Sunday 26 March 2017

Strauss-Kahn hotel rape case will go ahead, say prosecutors

Former IMF chief Dominique Strauss-Kahn and his wife Anne Sinclair leaving their New York residence yesterday
Former IMF chief Dominique Strauss-Kahn and his wife Anne Sinclair leaving their New York residence yesterday

Rachael Alexander in New York

New York prosecutors investigating the sexual assault case against former IMF chief Dominique Strauss-Kahn last night insisted that the inquiry into the hotel rape allegations would go ahead.

After a meeting with Mr Strauss-Kahn's defence lawyers, prosecutors said that they would continue to investigate the case, despite speculation that the prosecution would be shelved.

"The investigative process is continuing, and no decisions have been made," said a spokeswoman for the Manhattan District Attorney's Office.

The charges, brought against Mr Strauss-Kahn in May by the office of the Manhattan District Attorney, appeared close to collapse over the credibility of the 32-year-old hotel maid from Guinea who accused him of attempted rape.

The alleged victim's version of events was unwavering, and police and prosecutors called her credible.

However, prosecutors had to rethink whether they could go forward with the case after finding that Mr Strauss-Kahn's accuser wasn't truthful about her background and the aftermath of the alleged attack.

But they haven't questioned her account of the encounter itself, at least publicly.

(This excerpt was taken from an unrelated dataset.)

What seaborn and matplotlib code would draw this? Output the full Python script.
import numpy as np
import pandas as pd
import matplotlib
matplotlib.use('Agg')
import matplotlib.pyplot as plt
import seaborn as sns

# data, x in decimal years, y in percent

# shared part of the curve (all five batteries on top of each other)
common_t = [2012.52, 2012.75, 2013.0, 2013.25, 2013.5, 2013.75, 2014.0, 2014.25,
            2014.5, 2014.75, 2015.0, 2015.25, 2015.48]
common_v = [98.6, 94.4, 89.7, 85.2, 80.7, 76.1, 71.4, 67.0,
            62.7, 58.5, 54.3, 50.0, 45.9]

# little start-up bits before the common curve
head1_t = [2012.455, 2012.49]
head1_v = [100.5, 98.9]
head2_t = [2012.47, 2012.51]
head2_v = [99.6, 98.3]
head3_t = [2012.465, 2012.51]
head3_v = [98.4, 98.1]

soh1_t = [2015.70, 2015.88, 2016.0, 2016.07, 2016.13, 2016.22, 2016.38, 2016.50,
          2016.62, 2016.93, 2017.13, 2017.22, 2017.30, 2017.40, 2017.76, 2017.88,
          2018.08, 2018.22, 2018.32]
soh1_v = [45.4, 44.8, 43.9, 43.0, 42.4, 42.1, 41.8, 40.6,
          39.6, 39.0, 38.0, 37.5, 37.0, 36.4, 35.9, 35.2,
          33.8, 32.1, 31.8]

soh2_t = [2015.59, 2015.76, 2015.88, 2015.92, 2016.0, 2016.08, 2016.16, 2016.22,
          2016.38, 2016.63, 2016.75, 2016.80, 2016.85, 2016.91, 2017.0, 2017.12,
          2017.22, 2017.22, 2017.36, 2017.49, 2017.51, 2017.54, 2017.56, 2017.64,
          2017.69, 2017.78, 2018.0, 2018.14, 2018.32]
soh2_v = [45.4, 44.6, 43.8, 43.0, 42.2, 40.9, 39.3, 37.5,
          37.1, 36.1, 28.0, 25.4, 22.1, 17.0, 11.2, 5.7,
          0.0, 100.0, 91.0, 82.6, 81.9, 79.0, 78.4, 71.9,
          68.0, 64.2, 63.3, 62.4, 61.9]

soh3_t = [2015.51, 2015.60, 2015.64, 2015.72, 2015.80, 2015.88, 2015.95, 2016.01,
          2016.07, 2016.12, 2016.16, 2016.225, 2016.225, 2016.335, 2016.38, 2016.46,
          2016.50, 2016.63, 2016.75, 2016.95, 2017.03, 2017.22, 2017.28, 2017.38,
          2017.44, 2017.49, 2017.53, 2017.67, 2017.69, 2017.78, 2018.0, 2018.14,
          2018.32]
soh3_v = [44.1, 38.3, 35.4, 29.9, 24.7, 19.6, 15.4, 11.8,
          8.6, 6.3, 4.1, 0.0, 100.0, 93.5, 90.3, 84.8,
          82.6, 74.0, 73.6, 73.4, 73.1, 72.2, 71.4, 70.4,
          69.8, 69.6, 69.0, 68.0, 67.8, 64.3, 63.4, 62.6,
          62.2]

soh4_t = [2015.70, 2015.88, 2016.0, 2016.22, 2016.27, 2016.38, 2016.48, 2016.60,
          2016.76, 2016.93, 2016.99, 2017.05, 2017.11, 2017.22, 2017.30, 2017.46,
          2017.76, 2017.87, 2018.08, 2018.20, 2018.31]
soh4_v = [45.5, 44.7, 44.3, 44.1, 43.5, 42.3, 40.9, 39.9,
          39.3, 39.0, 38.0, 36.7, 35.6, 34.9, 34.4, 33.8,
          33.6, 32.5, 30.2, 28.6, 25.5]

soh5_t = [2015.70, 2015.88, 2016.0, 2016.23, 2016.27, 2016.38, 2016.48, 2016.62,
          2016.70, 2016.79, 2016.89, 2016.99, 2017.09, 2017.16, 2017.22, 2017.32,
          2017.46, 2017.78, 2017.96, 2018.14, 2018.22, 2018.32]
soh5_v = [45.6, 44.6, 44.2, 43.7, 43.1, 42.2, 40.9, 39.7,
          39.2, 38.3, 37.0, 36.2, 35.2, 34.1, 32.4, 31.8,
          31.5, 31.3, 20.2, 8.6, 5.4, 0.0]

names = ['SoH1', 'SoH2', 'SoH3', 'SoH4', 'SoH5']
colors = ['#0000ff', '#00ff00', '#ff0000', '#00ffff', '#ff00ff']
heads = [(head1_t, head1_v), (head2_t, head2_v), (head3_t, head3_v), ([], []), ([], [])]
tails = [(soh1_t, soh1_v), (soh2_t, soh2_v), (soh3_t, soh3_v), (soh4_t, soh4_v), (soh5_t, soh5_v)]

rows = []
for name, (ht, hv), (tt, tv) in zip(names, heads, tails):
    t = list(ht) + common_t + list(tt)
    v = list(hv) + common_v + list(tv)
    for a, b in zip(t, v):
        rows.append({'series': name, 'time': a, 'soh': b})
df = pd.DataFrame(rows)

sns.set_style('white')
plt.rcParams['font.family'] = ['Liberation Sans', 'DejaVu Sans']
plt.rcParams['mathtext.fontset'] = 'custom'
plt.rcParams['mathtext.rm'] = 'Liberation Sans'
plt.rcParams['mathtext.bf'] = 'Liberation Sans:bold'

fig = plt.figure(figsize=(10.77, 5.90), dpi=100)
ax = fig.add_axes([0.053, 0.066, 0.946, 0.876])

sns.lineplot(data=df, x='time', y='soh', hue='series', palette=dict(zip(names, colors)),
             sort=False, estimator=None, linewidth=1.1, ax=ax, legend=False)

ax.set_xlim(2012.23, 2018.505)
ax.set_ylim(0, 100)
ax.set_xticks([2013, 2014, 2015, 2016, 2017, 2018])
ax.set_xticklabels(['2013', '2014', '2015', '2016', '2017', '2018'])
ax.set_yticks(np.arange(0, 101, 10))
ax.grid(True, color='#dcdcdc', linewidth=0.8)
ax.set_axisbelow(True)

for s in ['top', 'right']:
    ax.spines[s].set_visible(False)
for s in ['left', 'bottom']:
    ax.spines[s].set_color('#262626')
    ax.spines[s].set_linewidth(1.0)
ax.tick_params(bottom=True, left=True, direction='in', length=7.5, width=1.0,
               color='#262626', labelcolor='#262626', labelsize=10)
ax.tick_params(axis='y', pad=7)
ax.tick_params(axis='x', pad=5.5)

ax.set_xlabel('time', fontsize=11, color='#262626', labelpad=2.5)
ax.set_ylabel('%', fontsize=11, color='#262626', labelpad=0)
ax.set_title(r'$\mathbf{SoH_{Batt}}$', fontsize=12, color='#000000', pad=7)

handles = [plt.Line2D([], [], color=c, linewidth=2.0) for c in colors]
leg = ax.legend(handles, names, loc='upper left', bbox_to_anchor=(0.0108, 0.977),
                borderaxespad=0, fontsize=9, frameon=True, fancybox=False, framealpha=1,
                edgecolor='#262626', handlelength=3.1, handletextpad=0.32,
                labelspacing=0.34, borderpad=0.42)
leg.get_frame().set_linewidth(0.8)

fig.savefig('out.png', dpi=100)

Authorities haven't concluded no attack happened, but amid the revelations about the accuser's past lies, "the details are a bit more in doubt", said a law enforcement official.

Meanwhile, Mr Strauss-Kahn's attorneys have said they would be able to prove the encounter was not forcible.

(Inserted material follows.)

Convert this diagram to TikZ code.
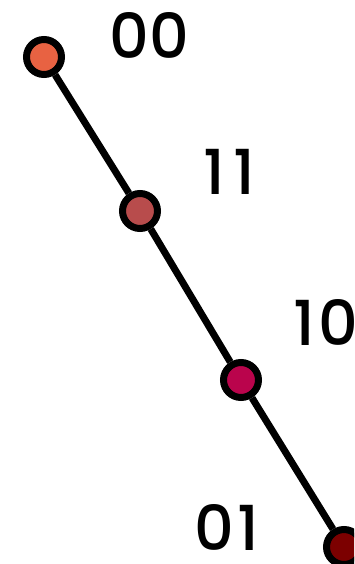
\documentclass[tikz,border=0pt]{standalone}
\usepackage{fontspec}
\setmainfont{Poppins}[UprightFont=* Medium]
\usepackage{xcolor}

\definecolor{cZeroZero}{RGB}{232,98,66}
\definecolor{cOneOne}{RGB}{184,76,76}
\definecolor{cOneZero}{RGB}{186,4,76}
\definecolor{cZeroOne}{RGB}{124,0,0}

\begin{document}
\begin{tikzpicture}[
    x=1pt, y=1pt, yscale=-1, xscale=1,
    every node/.style={inner sep=0pt},
    state/.style={circle, draw=black, line width=7pt, minimum size=35pt},
    code/.style={font=\fontsize{62}{62}\selectfont}
]

\useasboundingbox (0,0) rectangle (354,564);
\clip (0,0) rectangle (354,564);

%==================== States ====================
\node [state, fill=cZeroZero] (s00) at (44,57)   {};
\node [state, fill=cOneOne]   (s11) at (140,211) {};
\node [state, fill=cOneZero]  (s10) at (241,380) {};
\node [state, fill=cZeroOne]  (s01) at (344,547) {};

%==================== Path ====================
\draw [line width=7pt] (s00) -- (s11) ;
\draw [line width=7pt] (s11) -- (s10) ;
\draw [line width=7pt] (s10) -- (s01) ;

%==================== Labels ====================
\node [code] (l00) at (149,36)  {00};
\node [code] (l11) at (229,172) {1\hspace{8pt}1};
\node [code, anchor=west] (l10) at (293,322) {1\hspace{4pt}0};
\node [code] (l01) at (227,527) {0\hspace{4pt}1};

\end{tikzpicture}
\end{document}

In Paris, the official receipt of a complaint from novelist Tristane Banon means prosecutors must now decide whether there is enough evidence to charge him in France.

Ms Banon says Mr Strauss-Kahn tried to rape her in an empty apartment during an interview for a book project, struggling with her on the floor as he tried to tear off her clothes.

His lawyers have described the author's account as "imaginary" and say they plan to file a complaint accusing Ms Banon of slander. Her complaint faces a series of difficult tests and could even be dismissed long before reaching a trial.